I would like to think of "a sale" and "money going to the publisher" as two separate but very connected concepts.
"Money going to the publisher" does not directly lower prices. Prices are set based on research and marketing of what price is going to maximise the overall volume of money in. How much the game cost to make or how much it profits are irrelevant variables when deciding the sale price, you don't price based on demand or costs, you don't have to (this isn't a "limited" physical good).
"Money going to the publisher" may or may not make more games get released. I'm a bit sceptical, I would assume that game release quantities and schedules are just as gamed as game prices. For smaller developers: definitely yes, most of this money goes toward game creation. But for the bigger boys: big chunks of it (possibly most of it?) goes towards marketing, corporate and planning.
"A sale", if we now consider everything other than the financial gain part of it, is more of a numerical concept. This game sold X copies over Y time in Z pattern. It's a bit like a hit counter -- a potential indicator of success, but not an indicator of future success (ie making more games & lowering their prices).
Take for example Valve: used to make games, got rich from it, decided to stop making games. If you throw money at a publisher or game developer is does not get used for what you want it to get used for, instead they choose how to use it, and they will always run their sales at what they think is the optimal pricing strategy (not the lowest pricing strategy to reward consumers).
How would a 2nd hand market be implemented?
I think it's worth investigating all of the options here.
Fundamentally it's hard to do 2nd hand stuff for digital goods:
- Allow anyone with a copy to install & play (GoG-style)
- Force there to be only one owner/player at a time via DRM
- Iron-hand the 2nd hand market by restricting it to your platform.
Option (1) is the most liked by consumers, but there's no way to confirm transmission of ownership. I like this model, and I think there are arguments out there that this might lead to more sales (because people like this freedom), but I'm not sure.
Option (2) requires phone-home DRM to make
certain that only one person can use the game at a time. I have some games I picked up off the street at a council cleanup a few years back, including a copy of GTA4. "Awesome", I thought, "these are mine now". Nope, many of these games refuse to activate : (
Option (3) is where the courts give the companies enough lee-way to run a closed-house 2nd hand market. This would be rife for exploitation unless there is a lot of governance. There's not much point of the 2nd hand market if it's controlled by the same people as the 1st hand market, especially since there is no easy way of confirming that products are not being artificially "destroyed" to game the 2nd hand market prices.
This final implementation detail is what matters. This may even end up being a whole second stage of proceedings. If companies are allowed to run their own 2nd hand markets then they could game them just as they game the 1st hand market. They don't even have to be transparent about it: "destroying" and "creating" a copy of a game is free to them.

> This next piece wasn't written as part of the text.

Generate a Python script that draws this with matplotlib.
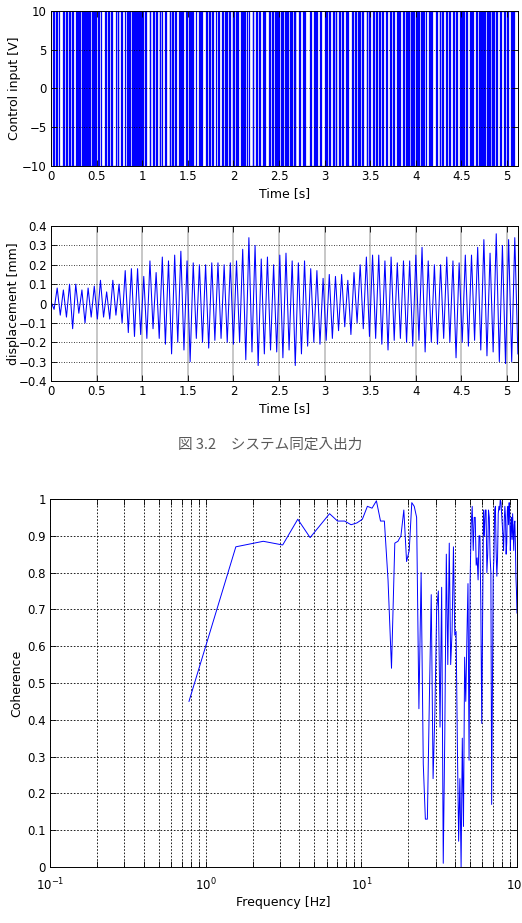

Deabating the benefit on shady key sellers
I don't think a 2nd hand market is going to help shady sellers like G2A. They will still operate in the same way and be just as shady:
- 2nd hand games cost more than free/dodgy/scammed keys
- Claiming a key is a valid 2nd hand game takes zero effort
Their services would still have the same prices and users would still (mostly) see them as just as dodgy as they are now. Perhaps if someone goes to extra effort of creating a decent-looking 2nd hand game trade platform this might change, but they would have to be very wary of distancing themselves from traditional shady key sites.